Há informações de que o Ministério Público Federal pretende entrar com um recurso na Justiça para suspender o licenciamento. O MPF apura uma série de denúncias apresentadas pela Comissão Nacional de Direitos Humanos (CNDH), outra instância do governo contrária à instalação da usina. Há suspeitas de irradiação de componentes químicos prejudiciais à saúde a partir de três galerias abertas para testes geológicos. O MPF investiga também o aumento do número de casos de câncer na região de Santa Quitéria.

Ao todo, o empreendimento pode afetar 156 comunidades rurais, além de 30 territórios de povos tradicionais e cinco etnias indígenas localizadas nas proximidades da jazida. Consultado, o MPF informou que “acompanha o processo de licenciamento, tanto pela Comissão Nacional de Energia Nuclear (CNEN) quanto pelo Instituto Brasileiro do Meio Ambiente e dos Recursos Naturais (Ibama), incluindo a atuação da área pericial da Câmara de Meio Ambiente e Patrimônio Cultural, desde 2019.”

O projeto também enfrenta forte resistência do Ibama e do Ministério do Meio Ambiente. Segundo o RR apurou, a tecnocracia do Instituto já recomendou que o pedido de licenciamento ambiental seja recusado – seria a quarta negativa. O Ibama impôs uma série de exigências, a maioria não atendidas até o momento.

Uma das maiores preocupações de ordem ambiental são os riscos de contaminação da água, notadamente do açude Edson Queiroz, a principal fonte de abastecimento da região. Assim como o MPF, publicamente o Ibama também adota um tom cauteloso, protocolar. Em contato com o RR, o órgão informou que sua equipe técnica “atualmente avalia a conformidade do Estudo de Impacto Ambiental/Relatório de Impacto Ambiental (EIA/Rima) do Projeto com os termos de referência estabelecidos para a realização do estudo ambiental.”.

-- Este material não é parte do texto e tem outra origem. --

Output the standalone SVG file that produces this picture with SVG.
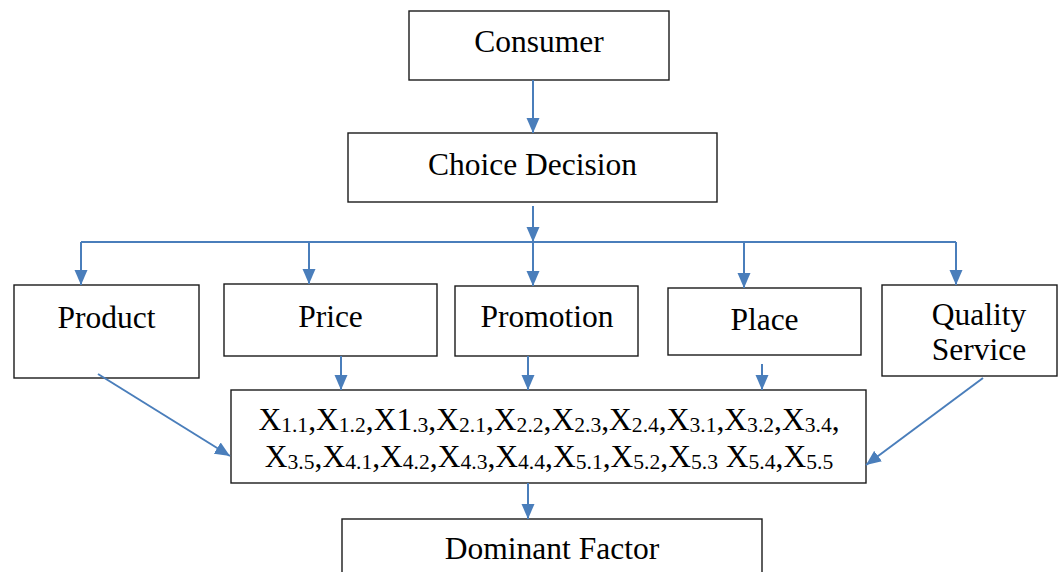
<svg xmlns="http://www.w3.org/2000/svg" width="1064" height="572" viewBox="0 0 1064 572">
<defs>
<marker id="ah" markerUnits="userSpaceOnUse" markerWidth="15" markerHeight="14" viewBox="0 0 15 13" refX="15" refY="6.5" orient="auto">
<path d="M0,0 L15,6.5 L0,13 Z" fill="#4a7ebb"/>
</marker>
<style>
.box{fill:#fff;stroke:#1a1a1a;stroke-width:1.4}
.t{font-family:"Liberation Serif","Times New Roman",serif;font-size:31.5px;fill:#000;text-anchor:middle}
.c{fill:none;stroke:#4a7ebb;stroke-width:2}
.a{marker-end:url(#ah)}
.s{font-size:21.6px}
</style>
</defs>
<rect width="1064" height="572" fill="#fff"/>
<g id="consumer"><rect class="box" x="409" y="11" width="260" height="69"/><text class="t" x="539" y="52">Consumer</text></g>
<g id="choice"><rect class="box" x="348" y="133" width="369" height="69"/><text class="t" x="532.5" y="175">Choice Decision</text></g>
<g id="product"><rect class="box" x="14" y="285" width="185" height="93"/><text class="t" x="106.5" y="328">Product</text></g>
<g id="price"><rect class="box" x="224" y="284" width="213" height="72"/><text class="t" x="330.5" y="327">Price</text></g>
<g id="promotion"><rect class="box" x="455" y="286" width="183" height="70"/><text class="t" x="547" y="327">Promotion</text></g>
<g id="place"><rect class="box" x="668" y="288" width="193" height="67"/><text class="t" x="764.5" y="330">Place</text></g>
<g id="quality"><rect class="box" x="882" y="285" width="175" height="91"/><text class="t" x="979" y="325">Quality</text><text class="t" x="979" y="360">Service</text></g>
<g id="factors"><rect class="box" x="231" y="390" width="635" height="93"/>
<text class="t" x="549" y="430">X<tspan class="s" dy="2">1.1</tspan><tspan dy="-2">,X</tspan><tspan class="s" dy="2">1.2</tspan><tspan dy="-2">,X1</tspan><tspan class="s" dy="2">.3</tspan><tspan dy="-2">,X</tspan><tspan class="s" dy="2">2.1</tspan><tspan dy="-2">,X</tspan><tspan class="s" dy="2">2.2</tspan><tspan dy="-2">,X</tspan><tspan class="s" dy="2">2.3</tspan><tspan dy="-2">,X</tspan><tspan class="s" dy="2">2.4</tspan><tspan dy="-2">,X</tspan><tspan class="s" dy="2">3.1</tspan><tspan dy="-2">,X</tspan><tspan class="s" dy="2">3.2</tspan><tspan dy="-2">,X</tspan><tspan class="s" dy="2">3.4</tspan><tspan dy="-2">,</tspan></text>
<text class="t" x="549" y="467">X<tspan class="s" dy="2">3.5</tspan><tspan dy="-2">,X</tspan><tspan class="s" dy="2">4.1</tspan><tspan dy="-2">,X</tspan><tspan class="s" dy="2">4.2</tspan><tspan dy="-2">,X</tspan><tspan class="s" dy="2">4.3</tspan><tspan dy="-2">,X</tspan><tspan class="s" dy="2">4.4</tspan><tspan dy="-2">,X</tspan><tspan class="s" dy="2">5.1</tspan><tspan dy="-2">,X</tspan><tspan class="s" dy="2">5.2</tspan><tspan dy="-2">,X</tspan><tspan class="s" dy="2">5.3</tspan><tspan dy="-2"> X</tspan><tspan class="s" dy="2">5.4</tspan><tspan dy="-2">,X</tspan><tspan class="s" dy="2">5.5</tspan></text>
</g>
<g id="dominant"><rect class="box" x="342" y="519" width="420" height="70"/><text class="t" x="552" y="559">Dominant Factor</text></g>
<g id="connectors">
<line class="c a" x1="533" y1="80" x2="533" y2="133"/>
<line class="c a" x1="533" y1="206" x2="533" y2="242"/>
<line class="c" x1="81" y1="242" x2="956" y2="242"/>
<line class="c a" x1="81" y1="242" x2="81" y2="285"/>
<line class="c a" x1="309" y1="242" x2="309" y2="284"/>
<line class="c a" x1="533" y1="242" x2="533" y2="286"/>
<line class="c a" x1="744" y1="242" x2="744" y2="288"/>
<line class="c a" x1="956" y1="242" x2="956" y2="285"/>
<line class="c a" x1="341" y1="356" x2="341" y2="390"/>
<line class="c a" x1="528" y1="356" x2="528" y2="390"/>
<line class="c a" x1="762" y1="364" x2="762" y2="390"/>
<line class="c a" x1="98" y1="374" x2="230" y2="456"/>
<line class="c a" x1="983" y1="378" x2="866" y2="465"/>
<line class="c a" x1="528" y1="483" x2="528" y2="519"/>
</g>
</svg>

Ainda segundo o Instituto, “esta análise está em andamento independentemente da emissão da licença pela CNEN para o Projeto Santa Quitéria. Assim que o estudo ambiental for recebido, o Ibama iniciará a análise do mérito do EIA/Rima, seguindo o procedimento de licenciamento conforme estabelecido para a fase de análise da Licença Prévia.”

Santa Quitéria é um dois em um. Engloba um dos mais importantes projetos do programa nuclear brasileiro e um dos principais empreendimentos da área de fertilizantes do país. De um lado, está a INB, responsável pela extração do urânio da mina local e pela construção da usina de beneficiamento; do outro, a Galvani, a quem caberá a produção de fosfato – a jazida tem reservas estimadas de 80 mil toneladas de urânio e quase nove milhões de toneladas de fosfato. Os entraves para a execução do projeto de Santa Quitéria têm um impacto radioativo sobre os planos da INB. A estatal trabalha para aumentar gradativamente as exportações de urânio. Em março, a INB anunciou a primeira venda de yellow cake (concentrado de urânio) para o exterior em cinco anos.